Teddy told me the most important idea in advertising is "new". Creates an itch. You simply put your product in there as a kind of… calamine lotion. But he also talked about a deeper bond with the product: nostalgia. It's delicate… but potent."
The power Star Wars has over us is otherworldly. To watch the Star Wars: Battlefront trailer was to be affected by it. Perhaps against your better judgement.
Is this a bad thing? Is it a problem that this 'brand' has that uncanny ability to latch onto our collective memories and exploit them so efficiently? Even as I type these words I'm unsure. Many will dismiss it as a bit of fun, and it could be interpreted that way. We are young, we have disposable income. Why not spend it on the product that scratches the itch?
But scratching an itch isn't always the healthiest approach.
It's a strange two-way street. Articles lambasting the generation gap are as boring as they are predictable, but there's a certain level of truth there. We are, in many ways, a generation frozen in time, drawn to and defined by the media we consume. We play video games like old men restore classic cars. To an extent this is a conscious choice, but it's a historical burden. As a 'generation' we are struggle. With the weight of the houses we can't afford, the student loans we can't pay off, the expectations we can't fulfill. Born to a generation who demand we grow up and take responsibility, but can't stop treating us like children.
In some ways I wonder. What do we relate to more? Is it the love for Star Wars as a brand or the situation we find ourselves in currently? Is it the X-Wings and TIE Fighters and lightsabers or is it Office Millennial Man himself? Working late, stressed over deadlines and a working day that stretches into the long hours of the night. Is it any wonder we feel that need to escape? Can we be judged for that? Should we be judging ourselves for scratching that itch?
Again, as I write these words, I'm honestly unsure. But it does feel unhealthy, doesn't it? How easily we can be exploited. How easily our nostalgia for these invented memories can be sated and catered to by the products we're being sold.
Tomorrow is an important day. 21 October 2015. In a bizarre way it's an intersectional day for an entire generation.
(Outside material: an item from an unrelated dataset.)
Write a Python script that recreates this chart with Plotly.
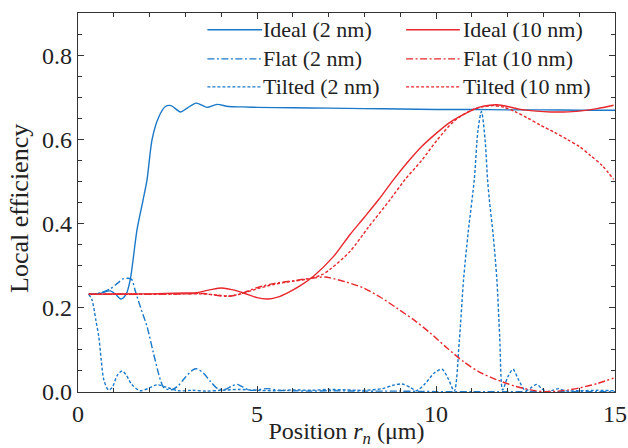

October 21: the day upon which our collective future becomes our present. And shortly afterwards our past.
I’m talking, of course, about Back to the Future — the date Doc Brown plugs into his DeLorean shaped time machine. I’m talking about the future. That unfulfilled promise of the future.
It's funny. The appeal of the original Back to the Future was, undoubtedly, the nostalgia. Its celebration of the 1950s and everything that came with it. A memory, reconstructed, reinvented through the lens of the decade in which we were born: the 1980s. The decade in which we are eternally trapped. Now we, as a culture, are in the process of grasping backward into our own past and reimagining it.
It'd funny how it all comes around. Our future, that once seemed full of possibility – a future filled with hoverboards, flying cars and shoelaces that tied themselves – isn’t quite what we expected. Now we want to go back; to that place that never really existed in the first place.
And we’re willing to pay handsomely — repeatedly — for that privilege.
Teddy told me that in Greek, "nostalgia" literally means, "the pain from an old wound". It's a twinge in your heart, far more powerful than memory alone. This device isn't a spaceship. It's a time machine. It goes backwards, forwards. It takes us to a place where we ache to go again… It lets us travel the way a child travels. Around and around, and back home again… to a place where we know we are loved."